* Short problem *
Exactly and only the lines from the first entry through the line with "const bandLabelY = [17.2, 13.7];" should be copied, both ends included, with no pictures.

(Entries with chart source code)
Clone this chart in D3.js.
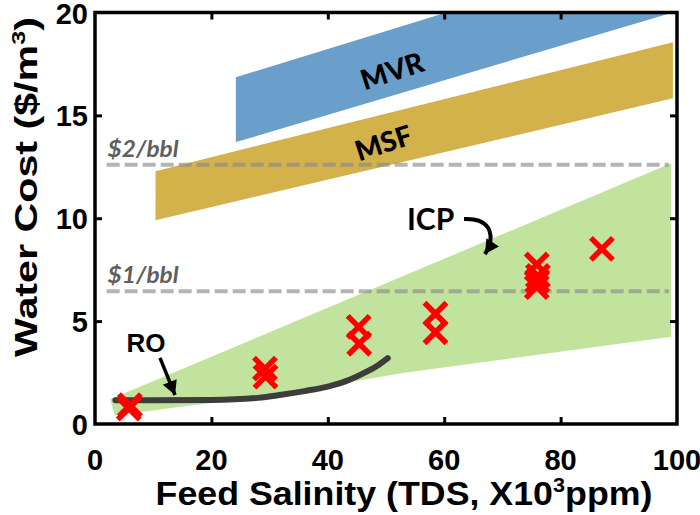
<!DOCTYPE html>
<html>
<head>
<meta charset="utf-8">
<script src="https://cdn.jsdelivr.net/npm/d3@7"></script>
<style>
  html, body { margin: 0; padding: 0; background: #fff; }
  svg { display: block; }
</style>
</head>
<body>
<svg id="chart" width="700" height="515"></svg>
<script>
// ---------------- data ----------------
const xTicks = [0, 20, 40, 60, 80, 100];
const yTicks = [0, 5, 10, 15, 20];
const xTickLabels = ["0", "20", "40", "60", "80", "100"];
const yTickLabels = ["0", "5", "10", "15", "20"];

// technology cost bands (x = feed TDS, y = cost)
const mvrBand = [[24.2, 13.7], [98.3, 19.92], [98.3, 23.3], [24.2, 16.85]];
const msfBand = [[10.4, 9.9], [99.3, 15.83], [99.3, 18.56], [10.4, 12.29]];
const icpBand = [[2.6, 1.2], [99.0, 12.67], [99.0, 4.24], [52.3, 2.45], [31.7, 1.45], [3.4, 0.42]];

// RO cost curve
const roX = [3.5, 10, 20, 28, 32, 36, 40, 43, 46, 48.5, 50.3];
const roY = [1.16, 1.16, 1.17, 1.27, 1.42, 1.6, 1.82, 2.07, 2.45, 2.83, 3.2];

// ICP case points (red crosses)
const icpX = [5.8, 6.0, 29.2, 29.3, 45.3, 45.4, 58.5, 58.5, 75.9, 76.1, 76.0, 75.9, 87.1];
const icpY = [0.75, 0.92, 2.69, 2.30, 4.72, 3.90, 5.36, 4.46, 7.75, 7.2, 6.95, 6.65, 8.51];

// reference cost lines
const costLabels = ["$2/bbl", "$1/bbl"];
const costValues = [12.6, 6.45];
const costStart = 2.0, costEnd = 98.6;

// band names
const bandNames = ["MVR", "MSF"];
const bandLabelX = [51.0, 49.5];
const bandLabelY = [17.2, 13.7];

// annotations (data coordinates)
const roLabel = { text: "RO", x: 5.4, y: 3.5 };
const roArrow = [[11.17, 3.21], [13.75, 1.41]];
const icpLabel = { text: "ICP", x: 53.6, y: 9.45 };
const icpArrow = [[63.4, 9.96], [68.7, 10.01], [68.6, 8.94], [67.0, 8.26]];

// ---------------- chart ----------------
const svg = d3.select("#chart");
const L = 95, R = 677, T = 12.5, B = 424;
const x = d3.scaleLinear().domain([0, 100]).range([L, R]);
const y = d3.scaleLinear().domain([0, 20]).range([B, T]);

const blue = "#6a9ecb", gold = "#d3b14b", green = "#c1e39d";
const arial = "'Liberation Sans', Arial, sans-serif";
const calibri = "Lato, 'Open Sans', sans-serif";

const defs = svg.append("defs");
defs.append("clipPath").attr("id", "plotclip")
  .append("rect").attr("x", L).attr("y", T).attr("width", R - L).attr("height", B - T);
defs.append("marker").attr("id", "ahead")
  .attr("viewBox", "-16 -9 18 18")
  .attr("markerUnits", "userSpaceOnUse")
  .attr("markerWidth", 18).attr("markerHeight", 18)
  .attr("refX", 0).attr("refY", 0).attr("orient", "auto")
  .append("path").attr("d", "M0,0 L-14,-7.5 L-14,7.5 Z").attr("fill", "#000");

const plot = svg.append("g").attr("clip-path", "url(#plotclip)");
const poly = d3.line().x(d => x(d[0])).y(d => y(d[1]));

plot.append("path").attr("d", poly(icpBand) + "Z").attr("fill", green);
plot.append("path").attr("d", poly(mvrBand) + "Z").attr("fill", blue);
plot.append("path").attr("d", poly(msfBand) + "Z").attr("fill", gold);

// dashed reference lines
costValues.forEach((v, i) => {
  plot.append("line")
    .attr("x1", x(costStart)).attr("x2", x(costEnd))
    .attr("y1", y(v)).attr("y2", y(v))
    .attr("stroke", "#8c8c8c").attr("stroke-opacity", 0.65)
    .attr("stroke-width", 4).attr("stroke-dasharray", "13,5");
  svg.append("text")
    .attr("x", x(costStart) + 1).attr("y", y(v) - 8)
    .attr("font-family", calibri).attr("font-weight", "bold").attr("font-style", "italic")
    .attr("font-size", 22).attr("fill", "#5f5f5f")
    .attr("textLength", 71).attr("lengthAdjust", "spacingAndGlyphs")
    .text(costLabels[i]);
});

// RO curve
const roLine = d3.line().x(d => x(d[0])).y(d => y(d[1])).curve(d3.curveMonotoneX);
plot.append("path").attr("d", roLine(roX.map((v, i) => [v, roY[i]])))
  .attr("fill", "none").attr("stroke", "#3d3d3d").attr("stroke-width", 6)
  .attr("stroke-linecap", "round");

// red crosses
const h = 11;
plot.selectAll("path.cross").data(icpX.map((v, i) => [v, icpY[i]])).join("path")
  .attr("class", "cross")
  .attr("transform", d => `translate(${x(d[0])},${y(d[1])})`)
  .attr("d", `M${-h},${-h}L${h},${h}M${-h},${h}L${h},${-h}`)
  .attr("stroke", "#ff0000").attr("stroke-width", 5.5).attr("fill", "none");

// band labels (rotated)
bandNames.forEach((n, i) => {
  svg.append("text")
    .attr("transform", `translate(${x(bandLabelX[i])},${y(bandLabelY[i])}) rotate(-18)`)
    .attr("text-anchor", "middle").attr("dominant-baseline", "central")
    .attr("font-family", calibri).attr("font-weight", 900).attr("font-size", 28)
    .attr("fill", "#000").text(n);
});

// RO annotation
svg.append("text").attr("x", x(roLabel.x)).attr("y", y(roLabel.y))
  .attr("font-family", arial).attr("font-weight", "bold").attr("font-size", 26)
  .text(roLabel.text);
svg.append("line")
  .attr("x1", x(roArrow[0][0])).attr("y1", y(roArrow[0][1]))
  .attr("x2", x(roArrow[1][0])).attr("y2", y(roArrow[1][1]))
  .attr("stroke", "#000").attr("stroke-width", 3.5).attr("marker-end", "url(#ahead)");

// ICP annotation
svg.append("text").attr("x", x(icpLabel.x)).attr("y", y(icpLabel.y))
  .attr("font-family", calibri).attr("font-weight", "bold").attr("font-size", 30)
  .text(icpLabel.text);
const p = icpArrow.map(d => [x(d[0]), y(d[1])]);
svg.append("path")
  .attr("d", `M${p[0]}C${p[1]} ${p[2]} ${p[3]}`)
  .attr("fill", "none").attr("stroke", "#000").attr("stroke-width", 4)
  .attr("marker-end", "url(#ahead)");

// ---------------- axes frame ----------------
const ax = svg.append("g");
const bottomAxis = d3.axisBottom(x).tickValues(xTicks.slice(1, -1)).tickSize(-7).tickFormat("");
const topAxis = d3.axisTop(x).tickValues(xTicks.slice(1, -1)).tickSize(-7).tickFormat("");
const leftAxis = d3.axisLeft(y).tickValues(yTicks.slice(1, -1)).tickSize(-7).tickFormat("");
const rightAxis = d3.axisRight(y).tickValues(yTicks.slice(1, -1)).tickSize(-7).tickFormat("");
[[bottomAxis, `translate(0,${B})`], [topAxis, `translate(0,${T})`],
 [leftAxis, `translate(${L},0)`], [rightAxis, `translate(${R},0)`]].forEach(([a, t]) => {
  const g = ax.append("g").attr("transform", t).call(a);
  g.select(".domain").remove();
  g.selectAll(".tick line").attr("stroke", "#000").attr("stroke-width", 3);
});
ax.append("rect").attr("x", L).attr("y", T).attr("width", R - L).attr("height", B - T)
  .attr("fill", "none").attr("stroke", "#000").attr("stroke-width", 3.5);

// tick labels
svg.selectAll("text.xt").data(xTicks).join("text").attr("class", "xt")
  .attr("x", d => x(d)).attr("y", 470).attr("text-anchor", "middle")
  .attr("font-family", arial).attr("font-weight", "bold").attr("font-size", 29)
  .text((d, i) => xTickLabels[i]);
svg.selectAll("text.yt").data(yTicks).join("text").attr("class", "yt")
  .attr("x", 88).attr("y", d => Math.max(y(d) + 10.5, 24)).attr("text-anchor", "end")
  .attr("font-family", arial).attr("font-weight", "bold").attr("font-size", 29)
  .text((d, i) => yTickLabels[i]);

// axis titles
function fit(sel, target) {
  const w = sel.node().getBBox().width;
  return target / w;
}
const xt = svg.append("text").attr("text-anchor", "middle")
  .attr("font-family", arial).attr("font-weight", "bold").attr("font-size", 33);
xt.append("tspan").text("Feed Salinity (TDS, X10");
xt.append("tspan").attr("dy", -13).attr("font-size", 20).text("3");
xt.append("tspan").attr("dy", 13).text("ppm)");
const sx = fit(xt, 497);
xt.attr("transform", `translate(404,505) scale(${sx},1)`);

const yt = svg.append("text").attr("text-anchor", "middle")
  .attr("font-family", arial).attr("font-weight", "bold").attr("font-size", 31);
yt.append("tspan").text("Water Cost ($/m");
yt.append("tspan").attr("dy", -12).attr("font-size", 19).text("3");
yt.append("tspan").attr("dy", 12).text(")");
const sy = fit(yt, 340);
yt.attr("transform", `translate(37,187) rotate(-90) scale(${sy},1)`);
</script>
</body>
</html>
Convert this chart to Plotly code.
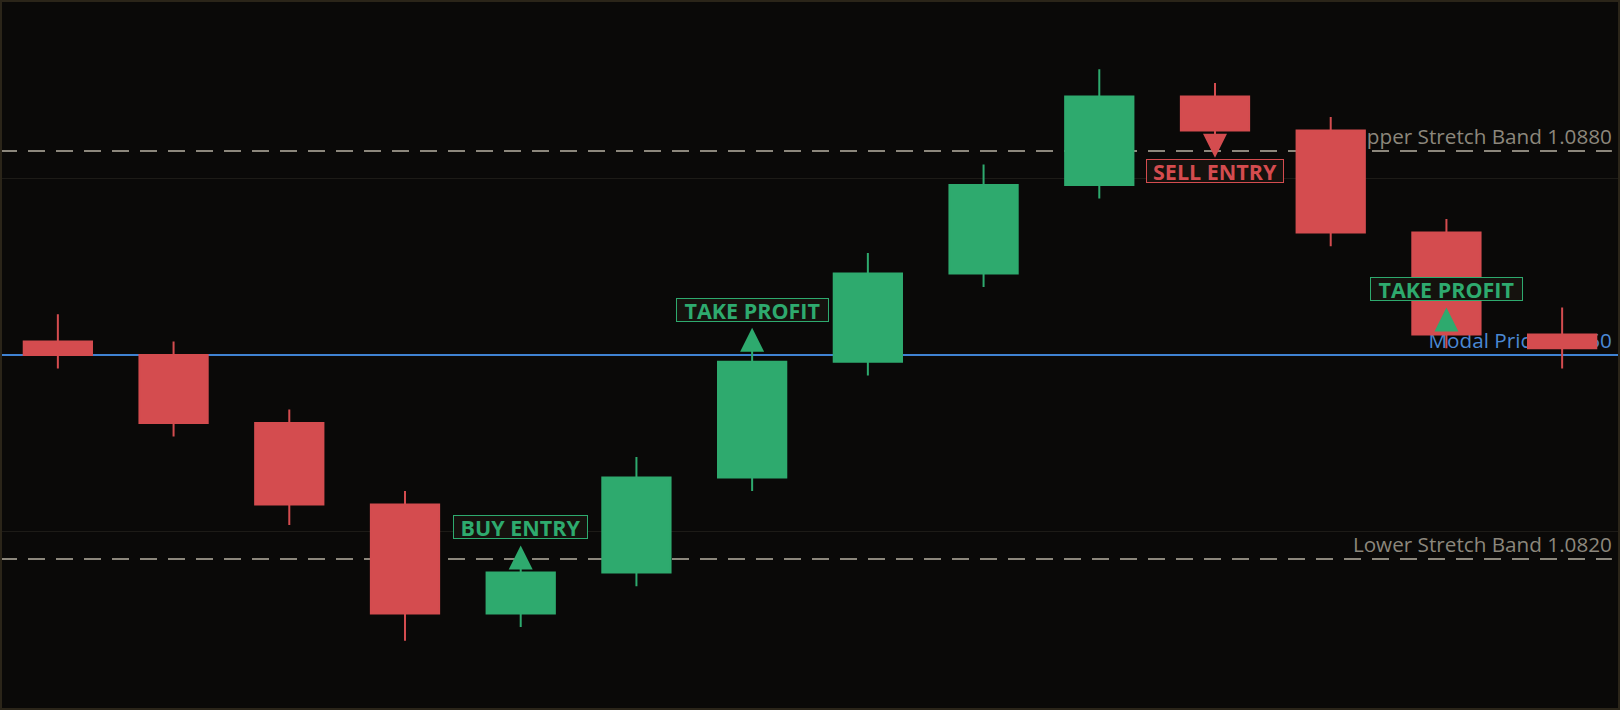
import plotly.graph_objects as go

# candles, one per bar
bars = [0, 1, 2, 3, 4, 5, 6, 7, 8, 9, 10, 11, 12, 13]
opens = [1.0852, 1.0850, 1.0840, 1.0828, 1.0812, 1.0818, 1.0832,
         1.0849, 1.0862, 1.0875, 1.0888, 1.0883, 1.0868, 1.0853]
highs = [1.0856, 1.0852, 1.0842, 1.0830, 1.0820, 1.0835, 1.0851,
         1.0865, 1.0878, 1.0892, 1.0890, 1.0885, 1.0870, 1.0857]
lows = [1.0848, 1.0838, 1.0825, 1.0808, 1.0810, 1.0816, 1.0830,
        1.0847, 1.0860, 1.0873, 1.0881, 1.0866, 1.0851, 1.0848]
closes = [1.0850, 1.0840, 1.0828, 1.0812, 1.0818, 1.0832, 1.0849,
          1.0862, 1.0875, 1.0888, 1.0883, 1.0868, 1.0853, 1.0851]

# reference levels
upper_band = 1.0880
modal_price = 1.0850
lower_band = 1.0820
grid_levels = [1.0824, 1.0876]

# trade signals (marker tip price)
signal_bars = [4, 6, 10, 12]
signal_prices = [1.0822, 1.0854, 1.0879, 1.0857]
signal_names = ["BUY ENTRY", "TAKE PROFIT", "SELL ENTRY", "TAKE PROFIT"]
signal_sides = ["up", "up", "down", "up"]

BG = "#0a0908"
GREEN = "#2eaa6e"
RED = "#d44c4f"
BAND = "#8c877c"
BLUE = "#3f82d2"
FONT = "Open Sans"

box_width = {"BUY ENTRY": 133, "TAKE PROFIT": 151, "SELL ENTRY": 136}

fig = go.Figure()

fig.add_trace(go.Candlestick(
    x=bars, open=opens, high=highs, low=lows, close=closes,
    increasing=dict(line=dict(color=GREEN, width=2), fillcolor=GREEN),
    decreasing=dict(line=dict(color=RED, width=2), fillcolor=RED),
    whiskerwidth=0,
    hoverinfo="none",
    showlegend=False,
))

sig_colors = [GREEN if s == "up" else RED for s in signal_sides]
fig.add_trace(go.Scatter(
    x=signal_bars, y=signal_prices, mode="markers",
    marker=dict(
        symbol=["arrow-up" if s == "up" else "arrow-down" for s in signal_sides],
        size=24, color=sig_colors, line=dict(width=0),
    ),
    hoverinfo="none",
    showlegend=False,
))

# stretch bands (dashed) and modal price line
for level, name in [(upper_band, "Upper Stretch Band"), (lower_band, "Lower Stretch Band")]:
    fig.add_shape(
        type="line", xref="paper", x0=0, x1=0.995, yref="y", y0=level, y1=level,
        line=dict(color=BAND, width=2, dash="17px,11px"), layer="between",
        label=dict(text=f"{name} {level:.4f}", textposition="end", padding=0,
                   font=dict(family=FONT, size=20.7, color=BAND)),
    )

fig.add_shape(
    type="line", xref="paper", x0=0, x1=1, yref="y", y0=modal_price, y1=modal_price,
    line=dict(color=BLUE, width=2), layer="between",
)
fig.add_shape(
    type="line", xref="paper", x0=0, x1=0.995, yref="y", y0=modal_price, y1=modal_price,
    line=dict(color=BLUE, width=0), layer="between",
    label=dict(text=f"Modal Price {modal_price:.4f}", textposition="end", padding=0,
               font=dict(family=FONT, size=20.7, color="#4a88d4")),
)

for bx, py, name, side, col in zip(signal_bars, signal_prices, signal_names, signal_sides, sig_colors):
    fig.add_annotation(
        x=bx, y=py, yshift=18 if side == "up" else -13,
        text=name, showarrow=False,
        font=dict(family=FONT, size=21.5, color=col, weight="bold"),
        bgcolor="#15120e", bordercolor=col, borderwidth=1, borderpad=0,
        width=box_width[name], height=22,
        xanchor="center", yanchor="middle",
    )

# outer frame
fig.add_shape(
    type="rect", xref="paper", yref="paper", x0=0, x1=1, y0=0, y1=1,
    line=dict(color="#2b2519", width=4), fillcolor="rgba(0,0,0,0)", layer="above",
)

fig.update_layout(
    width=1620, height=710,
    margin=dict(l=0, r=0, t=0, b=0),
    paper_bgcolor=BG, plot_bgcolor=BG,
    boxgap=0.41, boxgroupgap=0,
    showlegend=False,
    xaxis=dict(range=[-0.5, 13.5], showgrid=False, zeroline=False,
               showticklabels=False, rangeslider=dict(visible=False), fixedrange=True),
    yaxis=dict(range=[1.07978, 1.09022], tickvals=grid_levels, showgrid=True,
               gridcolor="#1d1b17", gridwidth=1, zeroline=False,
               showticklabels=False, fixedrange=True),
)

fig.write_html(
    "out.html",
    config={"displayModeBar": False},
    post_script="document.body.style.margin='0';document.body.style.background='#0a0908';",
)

* Full output *
Clone this chart in D3.js.
<!DOCTYPE html>
<html>
<head>
<meta charset="utf-8">
<script src="https://cdn.jsdelivr.net/npm/d3@7"></script>
<style>
  html, body { margin: 0; padding: 0; background: #fff; }
  svg { display: block; }
</style>
</head>
<body>
<svg id="chart" width="700" height="515"></svg>
<script>
// ---------------- data ----------------
const xTicks = [0, 20, 40, 60, 80, 100];
const yTicks = [0, 5, 10, 15, 20];
const xTickLabels = ["0", "20", "40", "60", "80", "100"];
const yTickLabels = ["0", "5", "10", "15", "20"];

// technology cost bands (x = feed TDS, y = cost)
const mvrBand = [[24.2, 13.7], [98.3, 19.92], [98.3, 23.3], [24.2, 16.85]];
const msfBand = [[10.4, 9.9], [99.3, 15.83], [99.3, 18.56], [10.4, 12.29]];
const icpBand = [[2.6, 1.2], [99.0, 12.67], [99.0, 4.24], [52.3, 2.45], [31.7, 1.45], [3.4, 0.42]];

// RO cost curve
const roX = [3.5, 10, 20, 28, 32, 36, 40, 43, 46, 48.5, 50.3];
const roY = [1.16, 1.16, 1.17, 1.27, 1.42, 1.6, 1.82, 2.07, 2.45, 2.83, 3.2];

// ICP case points (red crosses)
const icpX = [5.8, 6.0, 29.2, 29.3, 45.3, 45.4, 58.5, 58.5, 75.9, 76.1, 76.0, 75.9, 87.1];
const icpY = [0.75, 0.92, 2.69, 2.30, 4.72, 3.90, 5.36, 4.46, 7.75, 7.2, 6.95, 6.65, 8.51];

// reference cost lines
const costLabels = ["$2/bbl", "$1/bbl"];
const costValues = [12.6, 6.45];
const costStart = 2.0, costEnd = 98.6;

// band names
const bandNames = ["MVR", "MSF"];
const bandLabelX = [51.0, 49.5];
const bandLabelY = [17.2, 13.7];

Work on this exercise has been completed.